(Source code of charts):
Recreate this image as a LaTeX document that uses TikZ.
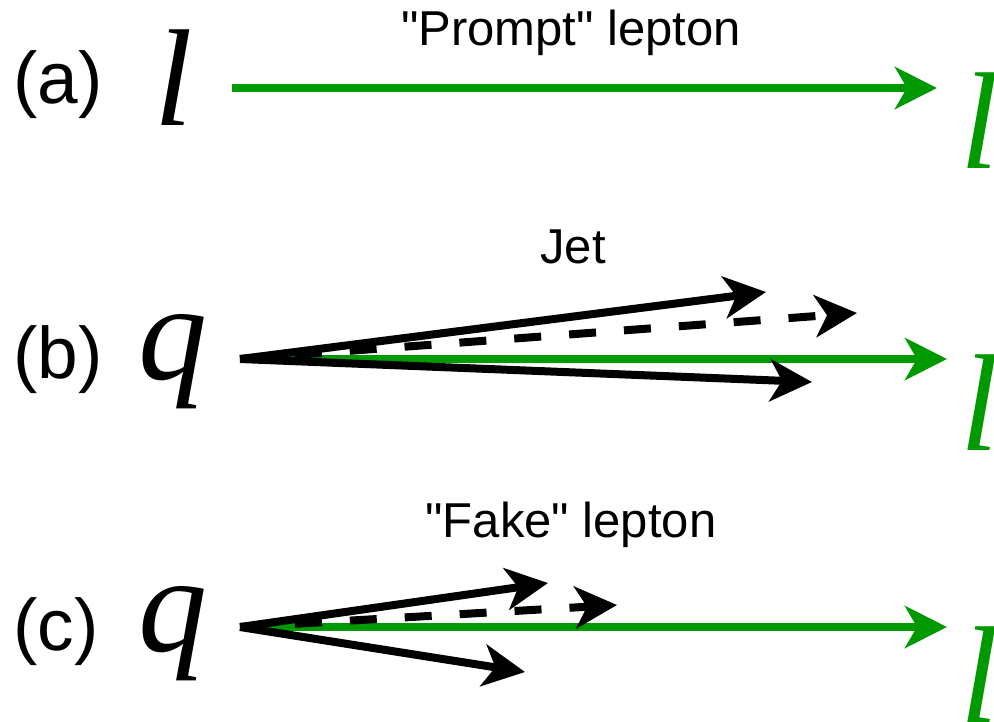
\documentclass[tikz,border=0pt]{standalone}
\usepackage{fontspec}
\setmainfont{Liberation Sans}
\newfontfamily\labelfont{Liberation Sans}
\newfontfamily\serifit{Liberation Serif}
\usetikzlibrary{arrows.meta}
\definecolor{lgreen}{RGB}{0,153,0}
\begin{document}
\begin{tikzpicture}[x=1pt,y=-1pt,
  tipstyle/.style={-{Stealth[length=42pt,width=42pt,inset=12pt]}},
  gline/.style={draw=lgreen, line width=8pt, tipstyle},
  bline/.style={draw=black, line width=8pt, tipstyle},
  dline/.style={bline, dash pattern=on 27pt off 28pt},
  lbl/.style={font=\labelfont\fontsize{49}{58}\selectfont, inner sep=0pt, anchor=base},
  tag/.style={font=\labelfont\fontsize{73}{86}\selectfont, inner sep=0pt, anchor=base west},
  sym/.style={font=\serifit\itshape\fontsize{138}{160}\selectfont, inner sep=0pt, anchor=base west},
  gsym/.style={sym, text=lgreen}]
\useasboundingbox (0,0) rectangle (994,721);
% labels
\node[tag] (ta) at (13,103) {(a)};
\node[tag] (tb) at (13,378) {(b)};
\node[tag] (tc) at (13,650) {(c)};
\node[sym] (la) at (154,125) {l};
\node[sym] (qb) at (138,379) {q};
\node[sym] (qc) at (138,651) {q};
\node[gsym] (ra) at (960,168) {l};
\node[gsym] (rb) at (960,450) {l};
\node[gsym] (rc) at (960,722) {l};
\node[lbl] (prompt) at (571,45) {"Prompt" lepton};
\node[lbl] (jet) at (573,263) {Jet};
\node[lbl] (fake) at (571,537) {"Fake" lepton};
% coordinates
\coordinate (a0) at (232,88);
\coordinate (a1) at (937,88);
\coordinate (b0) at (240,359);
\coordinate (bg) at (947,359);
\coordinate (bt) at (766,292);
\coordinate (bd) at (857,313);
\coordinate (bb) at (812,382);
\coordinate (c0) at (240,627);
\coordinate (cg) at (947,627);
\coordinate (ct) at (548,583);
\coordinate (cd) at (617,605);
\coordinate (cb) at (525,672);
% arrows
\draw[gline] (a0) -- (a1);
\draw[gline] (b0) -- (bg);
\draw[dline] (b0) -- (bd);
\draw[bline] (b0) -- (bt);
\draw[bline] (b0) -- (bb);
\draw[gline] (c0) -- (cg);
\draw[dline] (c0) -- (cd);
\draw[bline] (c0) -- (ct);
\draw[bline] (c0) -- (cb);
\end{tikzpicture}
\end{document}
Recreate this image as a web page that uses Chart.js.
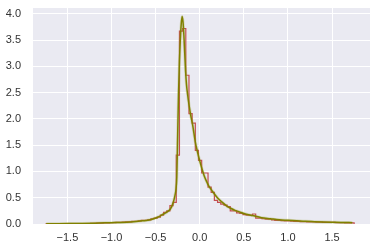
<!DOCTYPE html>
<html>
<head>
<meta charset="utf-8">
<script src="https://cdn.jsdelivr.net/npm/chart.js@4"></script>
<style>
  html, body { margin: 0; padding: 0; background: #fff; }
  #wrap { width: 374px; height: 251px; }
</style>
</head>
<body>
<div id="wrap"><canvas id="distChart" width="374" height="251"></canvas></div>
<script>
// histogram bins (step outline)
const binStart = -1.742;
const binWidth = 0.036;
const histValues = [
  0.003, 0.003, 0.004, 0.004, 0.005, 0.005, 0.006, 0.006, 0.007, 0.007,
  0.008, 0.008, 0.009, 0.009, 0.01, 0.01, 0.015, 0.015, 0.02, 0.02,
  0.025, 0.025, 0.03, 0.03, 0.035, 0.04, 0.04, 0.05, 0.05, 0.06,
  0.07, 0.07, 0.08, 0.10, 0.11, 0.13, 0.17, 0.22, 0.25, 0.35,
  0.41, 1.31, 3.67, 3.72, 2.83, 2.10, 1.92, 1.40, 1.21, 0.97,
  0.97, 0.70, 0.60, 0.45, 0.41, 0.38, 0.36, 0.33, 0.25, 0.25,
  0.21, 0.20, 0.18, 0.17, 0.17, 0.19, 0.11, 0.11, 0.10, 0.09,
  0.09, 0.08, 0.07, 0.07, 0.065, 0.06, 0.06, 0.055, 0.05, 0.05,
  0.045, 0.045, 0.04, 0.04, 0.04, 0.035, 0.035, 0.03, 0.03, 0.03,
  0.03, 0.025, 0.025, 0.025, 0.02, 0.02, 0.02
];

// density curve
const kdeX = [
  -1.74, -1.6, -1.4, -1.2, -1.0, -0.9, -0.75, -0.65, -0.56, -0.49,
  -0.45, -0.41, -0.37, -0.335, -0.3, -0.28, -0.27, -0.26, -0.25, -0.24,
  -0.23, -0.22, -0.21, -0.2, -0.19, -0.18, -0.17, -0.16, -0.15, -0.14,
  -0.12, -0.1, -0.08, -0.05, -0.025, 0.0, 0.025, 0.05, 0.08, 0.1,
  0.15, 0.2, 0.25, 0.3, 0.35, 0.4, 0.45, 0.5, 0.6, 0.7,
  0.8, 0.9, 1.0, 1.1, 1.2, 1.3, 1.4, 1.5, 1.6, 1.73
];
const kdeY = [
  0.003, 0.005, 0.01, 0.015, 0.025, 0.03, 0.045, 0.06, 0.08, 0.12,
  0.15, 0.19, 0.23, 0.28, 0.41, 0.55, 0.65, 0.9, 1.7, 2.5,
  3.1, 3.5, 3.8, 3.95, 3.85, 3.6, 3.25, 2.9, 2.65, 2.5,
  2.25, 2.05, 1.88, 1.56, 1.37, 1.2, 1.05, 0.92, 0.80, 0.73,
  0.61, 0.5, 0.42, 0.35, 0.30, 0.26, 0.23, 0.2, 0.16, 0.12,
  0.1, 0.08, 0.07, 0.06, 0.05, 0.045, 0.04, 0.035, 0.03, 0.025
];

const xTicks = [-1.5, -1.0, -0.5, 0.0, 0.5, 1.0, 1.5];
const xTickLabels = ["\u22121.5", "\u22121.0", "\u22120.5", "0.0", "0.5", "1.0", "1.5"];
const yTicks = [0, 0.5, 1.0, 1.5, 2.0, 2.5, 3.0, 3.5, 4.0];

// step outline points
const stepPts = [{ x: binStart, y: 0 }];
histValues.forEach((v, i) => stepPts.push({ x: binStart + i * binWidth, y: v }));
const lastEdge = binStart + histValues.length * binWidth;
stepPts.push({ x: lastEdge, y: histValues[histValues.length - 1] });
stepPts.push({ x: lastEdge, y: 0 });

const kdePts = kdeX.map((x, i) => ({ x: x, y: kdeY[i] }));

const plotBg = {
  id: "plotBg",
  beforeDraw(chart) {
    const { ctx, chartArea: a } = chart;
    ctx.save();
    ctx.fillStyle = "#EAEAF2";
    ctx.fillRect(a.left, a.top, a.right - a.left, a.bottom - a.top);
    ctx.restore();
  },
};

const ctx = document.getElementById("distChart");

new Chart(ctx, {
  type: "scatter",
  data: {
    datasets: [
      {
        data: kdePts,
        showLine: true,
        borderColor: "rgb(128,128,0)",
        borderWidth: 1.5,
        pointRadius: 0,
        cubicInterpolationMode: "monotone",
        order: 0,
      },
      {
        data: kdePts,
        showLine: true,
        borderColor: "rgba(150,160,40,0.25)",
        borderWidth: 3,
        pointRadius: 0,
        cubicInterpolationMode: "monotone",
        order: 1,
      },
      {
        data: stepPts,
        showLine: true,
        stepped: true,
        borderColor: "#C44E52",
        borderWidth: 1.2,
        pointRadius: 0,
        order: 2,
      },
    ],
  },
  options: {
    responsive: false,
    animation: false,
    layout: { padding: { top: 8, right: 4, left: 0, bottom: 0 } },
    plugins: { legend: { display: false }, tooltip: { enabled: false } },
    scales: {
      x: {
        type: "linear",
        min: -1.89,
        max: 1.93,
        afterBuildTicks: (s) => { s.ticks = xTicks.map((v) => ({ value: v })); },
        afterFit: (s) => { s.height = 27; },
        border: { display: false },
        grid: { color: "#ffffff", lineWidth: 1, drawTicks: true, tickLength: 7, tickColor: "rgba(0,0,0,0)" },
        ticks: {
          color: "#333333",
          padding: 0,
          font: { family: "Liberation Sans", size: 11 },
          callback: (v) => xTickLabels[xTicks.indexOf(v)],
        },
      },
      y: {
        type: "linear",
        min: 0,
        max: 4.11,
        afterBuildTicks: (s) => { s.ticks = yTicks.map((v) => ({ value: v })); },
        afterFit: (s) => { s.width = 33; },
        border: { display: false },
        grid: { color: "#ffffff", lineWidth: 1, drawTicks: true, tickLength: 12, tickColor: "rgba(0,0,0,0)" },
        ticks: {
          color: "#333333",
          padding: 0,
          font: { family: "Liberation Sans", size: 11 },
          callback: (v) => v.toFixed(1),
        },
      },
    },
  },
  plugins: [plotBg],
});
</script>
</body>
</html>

(Work to be completed): Scan the lines for the string "this". Copy out each line that matches.

(Exercise output):
Recreate this image as a LaTeX document that uses TikZ.
Recreate this image as a web page that uses Chart.js.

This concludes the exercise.